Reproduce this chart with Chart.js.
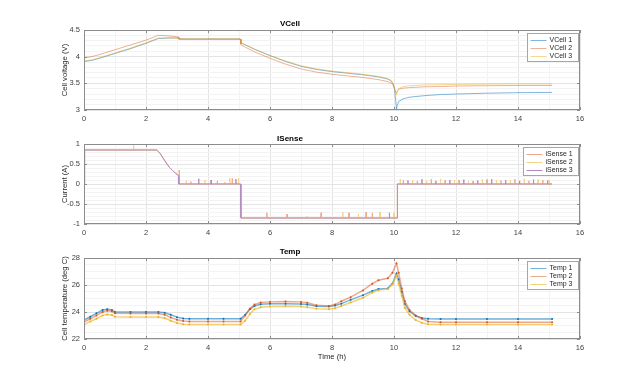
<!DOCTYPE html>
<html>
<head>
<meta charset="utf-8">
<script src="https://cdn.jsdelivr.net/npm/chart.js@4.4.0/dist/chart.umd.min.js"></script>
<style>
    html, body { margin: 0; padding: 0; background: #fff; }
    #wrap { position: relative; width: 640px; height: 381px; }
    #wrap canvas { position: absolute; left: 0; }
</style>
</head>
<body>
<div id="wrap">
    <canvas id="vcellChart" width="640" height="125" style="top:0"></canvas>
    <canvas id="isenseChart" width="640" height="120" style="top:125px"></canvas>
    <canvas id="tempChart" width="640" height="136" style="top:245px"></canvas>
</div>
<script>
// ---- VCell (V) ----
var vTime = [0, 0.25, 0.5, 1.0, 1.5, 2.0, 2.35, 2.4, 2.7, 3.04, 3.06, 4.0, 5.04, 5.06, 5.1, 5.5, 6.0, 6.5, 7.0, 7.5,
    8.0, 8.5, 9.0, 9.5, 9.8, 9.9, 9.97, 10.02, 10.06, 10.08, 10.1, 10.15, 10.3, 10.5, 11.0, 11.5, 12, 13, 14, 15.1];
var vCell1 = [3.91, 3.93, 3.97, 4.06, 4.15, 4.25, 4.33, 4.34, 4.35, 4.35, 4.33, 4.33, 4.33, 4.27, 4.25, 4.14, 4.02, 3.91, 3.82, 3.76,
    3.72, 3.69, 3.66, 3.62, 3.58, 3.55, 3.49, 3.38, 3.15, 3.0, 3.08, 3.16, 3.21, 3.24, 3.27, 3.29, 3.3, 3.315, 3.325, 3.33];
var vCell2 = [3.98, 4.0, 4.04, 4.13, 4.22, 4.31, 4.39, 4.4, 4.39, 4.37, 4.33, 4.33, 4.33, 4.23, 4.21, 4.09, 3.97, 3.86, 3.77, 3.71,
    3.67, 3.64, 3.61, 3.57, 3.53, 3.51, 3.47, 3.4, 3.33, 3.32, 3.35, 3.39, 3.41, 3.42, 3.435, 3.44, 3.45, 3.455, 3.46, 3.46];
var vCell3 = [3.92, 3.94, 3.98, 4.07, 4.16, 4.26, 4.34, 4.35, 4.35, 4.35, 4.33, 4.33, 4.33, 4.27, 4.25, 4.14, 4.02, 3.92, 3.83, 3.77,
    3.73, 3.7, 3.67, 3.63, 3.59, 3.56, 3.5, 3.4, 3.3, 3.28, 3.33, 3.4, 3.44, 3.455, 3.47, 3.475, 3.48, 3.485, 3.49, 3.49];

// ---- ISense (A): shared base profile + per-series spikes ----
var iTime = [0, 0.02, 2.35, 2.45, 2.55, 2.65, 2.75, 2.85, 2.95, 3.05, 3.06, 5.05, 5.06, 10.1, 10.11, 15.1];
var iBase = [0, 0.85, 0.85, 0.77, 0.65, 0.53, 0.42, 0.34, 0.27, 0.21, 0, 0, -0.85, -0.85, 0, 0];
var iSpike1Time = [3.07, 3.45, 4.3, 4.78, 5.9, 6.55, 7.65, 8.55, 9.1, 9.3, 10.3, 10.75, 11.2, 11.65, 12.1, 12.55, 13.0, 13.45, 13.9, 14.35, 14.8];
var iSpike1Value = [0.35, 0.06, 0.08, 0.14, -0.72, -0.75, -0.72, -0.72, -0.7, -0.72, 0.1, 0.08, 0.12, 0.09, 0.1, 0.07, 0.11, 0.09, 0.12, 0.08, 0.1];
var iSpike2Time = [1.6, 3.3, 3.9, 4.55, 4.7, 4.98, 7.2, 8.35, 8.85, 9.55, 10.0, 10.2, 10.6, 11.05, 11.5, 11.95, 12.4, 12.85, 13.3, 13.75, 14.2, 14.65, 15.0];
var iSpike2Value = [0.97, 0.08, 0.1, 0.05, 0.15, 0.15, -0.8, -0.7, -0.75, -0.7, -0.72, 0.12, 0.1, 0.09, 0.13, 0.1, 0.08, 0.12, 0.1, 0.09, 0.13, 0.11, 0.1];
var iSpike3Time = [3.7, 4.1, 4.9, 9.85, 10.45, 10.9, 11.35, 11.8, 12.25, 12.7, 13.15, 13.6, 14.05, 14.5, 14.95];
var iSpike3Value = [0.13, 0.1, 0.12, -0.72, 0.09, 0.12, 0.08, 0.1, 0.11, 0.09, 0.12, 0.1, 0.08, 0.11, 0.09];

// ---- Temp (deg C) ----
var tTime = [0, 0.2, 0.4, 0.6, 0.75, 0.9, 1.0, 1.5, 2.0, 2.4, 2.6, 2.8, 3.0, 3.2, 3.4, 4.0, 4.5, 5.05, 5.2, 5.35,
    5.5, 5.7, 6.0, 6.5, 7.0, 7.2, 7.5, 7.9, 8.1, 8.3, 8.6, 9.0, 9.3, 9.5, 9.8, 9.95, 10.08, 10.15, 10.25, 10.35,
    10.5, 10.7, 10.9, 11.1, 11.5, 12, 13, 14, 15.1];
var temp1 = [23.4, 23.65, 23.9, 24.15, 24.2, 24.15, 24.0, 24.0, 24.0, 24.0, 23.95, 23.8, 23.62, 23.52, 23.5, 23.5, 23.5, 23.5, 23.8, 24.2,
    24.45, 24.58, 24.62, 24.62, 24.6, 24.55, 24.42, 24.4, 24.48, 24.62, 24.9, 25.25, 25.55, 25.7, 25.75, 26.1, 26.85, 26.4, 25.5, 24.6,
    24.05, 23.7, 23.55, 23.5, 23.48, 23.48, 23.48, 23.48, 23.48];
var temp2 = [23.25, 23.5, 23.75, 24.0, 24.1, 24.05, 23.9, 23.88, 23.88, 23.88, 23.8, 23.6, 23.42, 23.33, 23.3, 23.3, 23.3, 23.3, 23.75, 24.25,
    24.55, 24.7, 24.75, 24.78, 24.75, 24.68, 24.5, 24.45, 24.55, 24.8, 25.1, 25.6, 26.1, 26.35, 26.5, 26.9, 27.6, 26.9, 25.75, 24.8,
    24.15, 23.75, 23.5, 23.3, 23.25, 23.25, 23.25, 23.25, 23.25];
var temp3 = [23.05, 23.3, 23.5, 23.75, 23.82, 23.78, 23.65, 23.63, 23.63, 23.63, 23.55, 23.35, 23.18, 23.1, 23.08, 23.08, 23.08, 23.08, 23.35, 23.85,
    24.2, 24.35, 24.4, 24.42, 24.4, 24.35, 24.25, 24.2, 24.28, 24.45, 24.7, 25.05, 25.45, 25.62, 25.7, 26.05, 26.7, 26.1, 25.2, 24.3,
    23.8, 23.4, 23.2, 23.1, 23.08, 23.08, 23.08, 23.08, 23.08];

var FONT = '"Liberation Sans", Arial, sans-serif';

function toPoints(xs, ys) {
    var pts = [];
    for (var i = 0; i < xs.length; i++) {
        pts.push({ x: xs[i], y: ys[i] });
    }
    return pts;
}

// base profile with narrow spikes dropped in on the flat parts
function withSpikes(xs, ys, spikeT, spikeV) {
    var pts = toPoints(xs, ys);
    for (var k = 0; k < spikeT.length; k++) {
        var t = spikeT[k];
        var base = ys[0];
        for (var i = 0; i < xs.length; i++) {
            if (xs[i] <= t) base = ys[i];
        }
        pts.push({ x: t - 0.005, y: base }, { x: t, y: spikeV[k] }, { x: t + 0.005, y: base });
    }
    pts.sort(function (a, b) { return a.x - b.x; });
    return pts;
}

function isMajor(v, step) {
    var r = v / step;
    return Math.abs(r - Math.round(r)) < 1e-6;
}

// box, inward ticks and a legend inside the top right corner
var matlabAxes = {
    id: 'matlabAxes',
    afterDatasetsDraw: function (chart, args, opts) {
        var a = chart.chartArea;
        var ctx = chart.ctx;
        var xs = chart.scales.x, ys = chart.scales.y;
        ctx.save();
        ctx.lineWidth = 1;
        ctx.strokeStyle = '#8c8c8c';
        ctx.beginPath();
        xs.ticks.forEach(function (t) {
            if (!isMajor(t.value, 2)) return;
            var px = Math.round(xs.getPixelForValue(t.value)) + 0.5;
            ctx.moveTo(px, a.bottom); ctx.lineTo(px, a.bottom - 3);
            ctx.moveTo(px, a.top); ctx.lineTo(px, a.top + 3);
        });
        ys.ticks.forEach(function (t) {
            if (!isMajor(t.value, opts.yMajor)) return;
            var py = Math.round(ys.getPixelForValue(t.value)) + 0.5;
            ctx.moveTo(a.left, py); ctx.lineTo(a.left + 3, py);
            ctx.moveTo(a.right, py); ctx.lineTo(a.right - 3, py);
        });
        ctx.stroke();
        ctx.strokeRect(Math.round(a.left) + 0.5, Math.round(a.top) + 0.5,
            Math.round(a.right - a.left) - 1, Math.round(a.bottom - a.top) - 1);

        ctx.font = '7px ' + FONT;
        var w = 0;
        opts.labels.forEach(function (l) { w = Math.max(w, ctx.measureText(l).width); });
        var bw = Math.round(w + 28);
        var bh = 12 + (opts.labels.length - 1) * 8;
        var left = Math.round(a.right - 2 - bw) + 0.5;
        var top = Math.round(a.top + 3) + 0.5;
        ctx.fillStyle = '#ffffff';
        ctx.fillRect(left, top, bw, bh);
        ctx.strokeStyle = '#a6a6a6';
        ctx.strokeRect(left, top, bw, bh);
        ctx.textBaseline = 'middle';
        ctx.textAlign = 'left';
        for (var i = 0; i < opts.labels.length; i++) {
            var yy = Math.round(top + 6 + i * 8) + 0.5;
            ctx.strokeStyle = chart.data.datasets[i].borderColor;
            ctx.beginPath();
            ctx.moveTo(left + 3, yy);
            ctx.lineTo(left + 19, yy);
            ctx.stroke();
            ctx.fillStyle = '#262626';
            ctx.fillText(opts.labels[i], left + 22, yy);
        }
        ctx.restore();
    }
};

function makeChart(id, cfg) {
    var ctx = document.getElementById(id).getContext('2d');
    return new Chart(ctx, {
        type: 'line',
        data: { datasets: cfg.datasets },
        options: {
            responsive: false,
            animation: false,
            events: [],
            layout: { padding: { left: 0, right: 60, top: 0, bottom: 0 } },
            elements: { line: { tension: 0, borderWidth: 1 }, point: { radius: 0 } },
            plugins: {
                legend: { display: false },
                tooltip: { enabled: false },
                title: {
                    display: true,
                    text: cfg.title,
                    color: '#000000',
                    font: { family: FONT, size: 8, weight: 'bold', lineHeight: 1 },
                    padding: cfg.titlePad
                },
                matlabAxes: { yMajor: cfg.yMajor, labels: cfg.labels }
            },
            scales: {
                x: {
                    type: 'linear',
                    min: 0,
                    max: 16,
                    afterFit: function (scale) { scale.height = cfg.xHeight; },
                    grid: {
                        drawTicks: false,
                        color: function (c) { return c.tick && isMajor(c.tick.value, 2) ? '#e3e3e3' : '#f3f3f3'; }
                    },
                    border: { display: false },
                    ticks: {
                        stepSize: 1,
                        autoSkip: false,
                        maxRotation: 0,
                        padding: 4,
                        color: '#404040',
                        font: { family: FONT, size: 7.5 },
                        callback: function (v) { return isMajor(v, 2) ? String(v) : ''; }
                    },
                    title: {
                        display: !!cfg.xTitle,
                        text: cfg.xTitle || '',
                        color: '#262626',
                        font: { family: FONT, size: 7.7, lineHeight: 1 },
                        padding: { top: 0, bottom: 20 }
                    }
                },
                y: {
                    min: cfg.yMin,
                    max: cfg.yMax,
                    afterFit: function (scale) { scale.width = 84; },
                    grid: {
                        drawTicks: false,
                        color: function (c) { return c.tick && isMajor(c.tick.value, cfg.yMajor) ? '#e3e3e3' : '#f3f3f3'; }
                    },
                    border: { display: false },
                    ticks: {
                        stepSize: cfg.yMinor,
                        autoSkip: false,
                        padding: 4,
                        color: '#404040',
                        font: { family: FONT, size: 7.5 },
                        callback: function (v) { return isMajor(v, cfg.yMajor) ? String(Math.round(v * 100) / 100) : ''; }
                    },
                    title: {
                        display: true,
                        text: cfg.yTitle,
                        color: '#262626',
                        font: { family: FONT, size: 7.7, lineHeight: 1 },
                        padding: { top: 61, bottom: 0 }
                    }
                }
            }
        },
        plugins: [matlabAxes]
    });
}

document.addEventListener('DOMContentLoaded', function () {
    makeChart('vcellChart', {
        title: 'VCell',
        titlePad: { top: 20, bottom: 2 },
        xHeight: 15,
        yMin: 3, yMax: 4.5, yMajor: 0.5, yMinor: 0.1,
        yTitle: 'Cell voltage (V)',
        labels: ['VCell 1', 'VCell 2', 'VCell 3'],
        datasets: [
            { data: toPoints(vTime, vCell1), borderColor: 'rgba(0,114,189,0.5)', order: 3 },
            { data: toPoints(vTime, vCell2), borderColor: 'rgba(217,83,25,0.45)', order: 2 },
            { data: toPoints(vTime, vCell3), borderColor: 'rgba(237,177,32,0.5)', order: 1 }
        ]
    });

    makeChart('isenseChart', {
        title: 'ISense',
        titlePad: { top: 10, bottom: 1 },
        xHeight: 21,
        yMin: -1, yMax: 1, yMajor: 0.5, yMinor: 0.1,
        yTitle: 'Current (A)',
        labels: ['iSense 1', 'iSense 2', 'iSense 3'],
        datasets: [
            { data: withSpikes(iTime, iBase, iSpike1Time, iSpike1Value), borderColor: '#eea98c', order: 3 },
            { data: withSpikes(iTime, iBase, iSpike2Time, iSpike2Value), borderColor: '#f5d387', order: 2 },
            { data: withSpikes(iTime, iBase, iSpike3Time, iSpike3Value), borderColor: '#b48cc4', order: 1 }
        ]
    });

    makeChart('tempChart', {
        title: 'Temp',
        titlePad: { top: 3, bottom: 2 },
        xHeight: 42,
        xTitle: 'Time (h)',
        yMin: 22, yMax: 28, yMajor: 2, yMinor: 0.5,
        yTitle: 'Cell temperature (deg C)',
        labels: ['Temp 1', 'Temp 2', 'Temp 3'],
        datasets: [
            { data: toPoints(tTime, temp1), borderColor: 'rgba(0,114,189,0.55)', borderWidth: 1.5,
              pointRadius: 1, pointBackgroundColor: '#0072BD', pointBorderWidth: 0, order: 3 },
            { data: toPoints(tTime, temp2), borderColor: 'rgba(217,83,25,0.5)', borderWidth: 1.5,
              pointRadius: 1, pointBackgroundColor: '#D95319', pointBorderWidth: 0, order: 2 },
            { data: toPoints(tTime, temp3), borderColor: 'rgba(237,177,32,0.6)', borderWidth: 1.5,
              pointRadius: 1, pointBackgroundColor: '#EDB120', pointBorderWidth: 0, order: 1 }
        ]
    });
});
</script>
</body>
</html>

▶ [Exercise goal]:
Repeat only what lies between the start of the data and the end of the line containing "3.485, 3.49, 3.49];", exactly, with pictures left out.

▶ [Solution below]:
Reproduce this chart with Chart.js.
<!DOCTYPE html>
<html>
<head>
<meta charset="utf-8">
<script src="https://cdn.jsdelivr.net/npm/chart.js@4.4.0/dist/chart.umd.min.js"></script>
<style>
    html, body { margin: 0; padding: 0; background: #fff; }
    #wrap { position: relative; width: 640px; height: 381px; }
    #wrap canvas { position: absolute; left: 0; }
</style>
</head>
<body>
<div id="wrap">
    <canvas id="vcellChart" width="640" height="125" style="top:0"></canvas>
    <canvas id="isenseChart" width="640" height="120" style="top:125px"></canvas>
    <canvas id="tempChart" width="640" height="136" style="top:245px"></canvas>
</div>
<script>
// ---- VCell (V) ----
var vTime = [0, 0.25, 0.5, 1.0, 1.5, 2.0, 2.35, 2.4, 2.7, 3.04, 3.06, 4.0, 5.04, 5.06, 5.1, 5.5, 6.0, 6.5, 7.0, 7.5,
    8.0, 8.5, 9.0, 9.5, 9.8, 9.9, 9.97, 10.02, 10.06, 10.08, 10.1, 10.15, 10.3, 10.5, 11.0, 11.5, 12, 13, 14, 15.1];
var vCell1 = [3.91, 3.93, 3.97, 4.06, 4.15, 4.25, 4.33, 4.34, 4.35, 4.35, 4.33, 4.33, 4.33, 4.27, 4.25, 4.14, 4.02, 3.91, 3.82, 3.76,
    3.72, 3.69, 3.66, 3.62, 3.58, 3.55, 3.49, 3.38, 3.15, 3.0, 3.08, 3.16, 3.21, 3.24, 3.27, 3.29, 3.3, 3.315, 3.325, 3.33];
var vCell2 = [3.98, 4.0, 4.04, 4.13, 4.22, 4.31, 4.39, 4.4, 4.39, 4.37, 4.33, 4.33, 4.33, 4.23, 4.21, 4.09, 3.97, 3.86, 3.77, 3.71,
    3.67, 3.64, 3.61, 3.57, 3.53, 3.51, 3.47, 3.4, 3.33, 3.32, 3.35, 3.39, 3.41, 3.42, 3.435, 3.44, 3.45, 3.455, 3.46, 3.46];
var vCell3 = [3.92, 3.94, 3.98, 4.07, 4.16, 4.26, 4.34, 4.35, 4.35, 4.35, 4.33, 4.33, 4.33, 4.27, 4.25, 4.14, 4.02, 3.92, 3.83, 3.77,
    3.73, 3.7, 3.67, 3.63, 3.59, 3.56, 3.5, 3.4, 3.3, 3.28, 3.33, 3.4, 3.44, 3.455, 3.47, 3.475, 3.48, 3.485, 3.49, 3.49];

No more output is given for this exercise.